§ CHALLENGE
Exclude the pictures, then repeat the remaining data exactly.

§ INFORMATION PROVIDED

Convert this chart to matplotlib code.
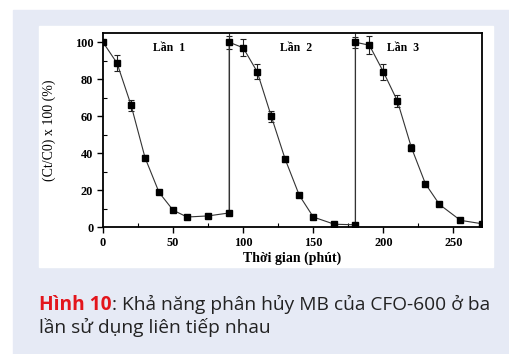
import numpy as np
import matplotlib
matplotlib.use("Agg")
from matplotlib import pyplot as plt
from matplotlib.patches import Rectangle

# three consecutive runs, joined into one trace
time = [0, 10, 20, 30, 40, 50, 60, 75, 90,
        90, 100, 110, 120, 130, 140, 150, 165, 180,
        180, 190, 200, 210, 220, 230, 240, 255, 270]
ratio = [100, 88.7, 66, 37.5, 18.7, 9.1, 5.4, 6, 7.6,
         100, 97, 84, 60, 36.6, 17.2, 5.4, 1.5, 1.2,
         100, 98.4, 84, 68.2, 43, 23.4, 12.2, 3.6, 1.8]
err = [0, 4.5, 3, 1.5, 0.8, 0, 0, 0, 0,
       3.6, 4.7, 4, 3, 1.5, 0, 0, 0, 0,
       3, 5, 4.3, 3.4, 2, 0, 0, 0, 0]

run_ends = [90, 180]
run_end_vals = [7.6, 1.2]
run_names = ["Lần  1", "Lần  2", "Lần  3"]
run_name_x = [47, 138, 214]

caption_red = "Hình 10"
caption_1 = ": Khả năng phân hủy MB của CFO-600 ở ba"
caption_2 = "lần sử dụng liên tiếp nhau"

W, H = 509, 354
fig = plt.figure(figsize=(W / 100, H / 100), dpi=100)
fig.patch.set_facecolor("white")

bg = "#e6eaf5"
fig.patches.append(Rectangle((13 / W, 0), (W - 13) / W, (H - 10) / H,
                             transform=fig.transFigure, color=bg, zorder=-2))
fig.patches.append(Rectangle((39 / W, (H - 267) / H), (493 - 39) / W, (267 - 26) / H,
                             transform=fig.transFigure, color="white", zorder=-1))

ax = fig.add_axes([103 / W, (H - 227) / H, (481.5 - 103) / W, (227 - 33) / H])
ax.set_facecolor("white")

serif = "Liberation Serif"

ax.plot(time, ratio, color="#333333", lw=0.8, marker="s", ms=5,
        mfc="black", mec="black", zorder=3)
e = np.array(err)
m = e > 0
ax.errorbar(np.array(time)[m], np.array(ratio)[m], yerr=e[m], fmt="none",
            ecolor="#222222", elinewidth=0.8, capsize=2.5, capthick=0.8, zorder=2)
ax.vlines(run_ends, run_end_vals, 105, color="#333333", lw=0.8, zorder=2)

for name, xp in zip(run_names, run_name_x):
    ax.text(xp, 97, name, ha="center", va="center", family=serif,
            fontweight="bold", fontsize=8.5)

ax.set_xlim(0, 270)
ax.set_ylim(0, 105)
ax.set_xticks([0, 50, 100, 150, 200, 250])
ax.set_xticks([25, 75, 125, 175, 225], minor=True)
ax.set_yticks([0, 20, 40, 60, 80, 100])
ax.set_yticks([10, 30, 50, 70, 90], minor=True)
ax.tick_params(which="major", direction="out", length=4.5, width=1, pad=2.5)
ax.tick_params(which="minor", direction="in", length=3, width=0.8)
for lab in ax.get_xticklabels() + ax.get_yticklabels():
    lab.set_family(serif)
    lab.set_fontweight("bold")
    lab.set_fontsize(8.8)
for s in ax.spines.values():
    s.set_linewidth(1.3)

ax.set_ylabel("(Ct/C0) x 100 (%)", family=serif, fontsize=10)
ax.yaxis.set_label_coords(-0.125, 0.5)
ax.set_xlabel("Thời gian (phút)", family=serif, fontweight="bold", fontsize=10)
ax.xaxis.set_label_coords(0.5, -0.125)

cap_font = "Open Sans"
cap_size = 13.8
t1 = fig.text(39 / W, 1 - 310 / H, caption_red, color="#e3151c", fontweight="bold",
              family=cap_font, fontsize=cap_size, va="baseline")
fig.canvas.draw()
ext = t1.get_window_extent()
fig.text(ext.x1 / W, 1 - 310 / H, caption_1, color="#222222",
         family=cap_font, fontsize=cap_size, va="baseline")
fig.text(39 / W, 1 - 333 / H, caption_2, color="#222222",
         family=cap_font, fontsize=cap_size, va="baseline")

fig.savefig("out.png", dpi=100)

§ SOLUTION TO THIS PROBLEM
Convert this chart to matplotlib code.
import numpy as np
import matplotlib
matplotlib.use("Agg")
from matplotlib import pyplot as plt
from matplotlib.patches import Rectangle

# three consecutive runs, joined into one trace
time = [0, 10, 20, 30, 40, 50, 60, 75, 90,
        90, 100, 110, 120, 130, 140, 150, 165, 180,
        180, 190, 200, 210, 220, 230, 240, 255, 270]
ratio = [100, 88.7, 66, 37.5, 18.7, 9.1, 5.4, 6, 7.6,
         100, 97, 84, 60, 36.6, 17.2, 5.4, 1.5, 1.2,
         100, 98.4, 84, 68.2, 43, 23.4, 12.2, 3.6, 1.8]
err = [0, 4.5, 3, 1.5, 0.8, 0, 0, 0, 0,
       3.6, 4.7, 4, 3, 1.5, 0, 0, 0, 0,
       3, 5, 4.3, 3.4, 2, 0, 0, 0, 0]

run_ends = [90, 180]
run_end_vals = [7.6, 1.2]
run_names = ["Lần  1", "Lần  2", "Lần  3"]
run_name_x = [47, 138, 214]

caption_red = "Hình 10"
caption_1 = ": Khả năng phân hủy MB của CFO-600 ở ba"
caption_2 = "lần sử dụng liên tiếp nhau"

W, H = 509, 354
fig = plt.figure(figsize=(W / 100, H / 100), dpi=100)
fig.patch.set_facecolor("white")

bg = "#e6eaf5"
fig.patches.append(Rectangle((13 / W, 0), (W - 13) / W, (H - 10) / H,
                             transform=fig.transFigure, color=bg, zorder=-2))
fig.patches.append(Rectangle((39 / W, (H - 267) / H), (493 - 39) / W, (267 - 26) / H,
                             transform=fig.transFigure, color="white", zorder=-1))

ax = fig.add_axes([103 / W, (H - 227) / H, (481.5 - 103) / W, (227 - 33) / H])
ax.set_facecolor("white")

serif = "Liberation Serif"

ax.plot(time, ratio, color="#333333", lw=0.8, marker="s", ms=5,
        mfc="black", mec="black", zorder=3)
e = np.array(err)
m = e > 0
ax.errorbar(np.array(time)[m], np.array(ratio)[m], yerr=e[m], fmt="none",
            ecolor="#222222", elinewidth=0.8, capsize=2.5, capthick=0.8, zorder=2)
ax.vlines(run_ends, run_end_vals, 105, color="#333333", lw=0.8, zorder=2)

for name, xp in zip(run_names, run_name_x):
    ax.text(xp, 97, name, ha="center", va="center", family=serif,
            fontweight="bold", fontsize=8.5)

ax.set_xlim(0, 270)
ax.set_ylim(0, 105)
ax.set_xticks([0, 50, 100, 150, 200, 250])
ax.set_xticks([25, 75, 125, 175, 225], minor=True)
ax.set_yticks([0, 20, 40, 60, 80, 100])
ax.set_yticks([10, 30, 50, 70, 90], minor=True)
ax.tick_params(which="major", direction="out", length=4.5, width=1, pad=2.5)
ax.tick_params(which="minor", direction="in", length=3, width=0.8)
for lab in ax.get_xticklabels() + ax.get_yticklabels():
    lab.set_family(serif)
    lab.set_fontweight("bold")
    lab.set_fontsize(8.8)
for s in ax.spines.values():
    s.set_linewidth(1.3)

ax.set_ylabel("(Ct/C0) x 100 (%)", family=serif, fontsize=10)
ax.yaxis.set_label_coords(-0.125, 0.5)
ax.set_xlabel("Thời gian (phút)", family=serif, fontweight="bold", fontsize=10)
ax.xaxis.set_label_coords(0.5, -0.125)

cap_font = "Open Sans"
cap_size = 13.8
t1 = fig.text(39 / W, 1 - 310 / H, caption_red, color="#e3151c", fontweight="bold",
              family=cap_font, fontsize=cap_size, va="baseline")
fig.canvas.draw()
ext = t1.get_window_extent()
fig.text(ext.x1 / W, 1 - 310 / H, caption_1, color="#222222",
         family=cap_font, fontsize=cap_size, va="baseline")
fig.text(39 / W, 1 - 333 / H, caption_2, color="#222222",
         family=cap_font, fontsize=cap_size, va="baseline")

fig.savefig("out.png", dpi=100)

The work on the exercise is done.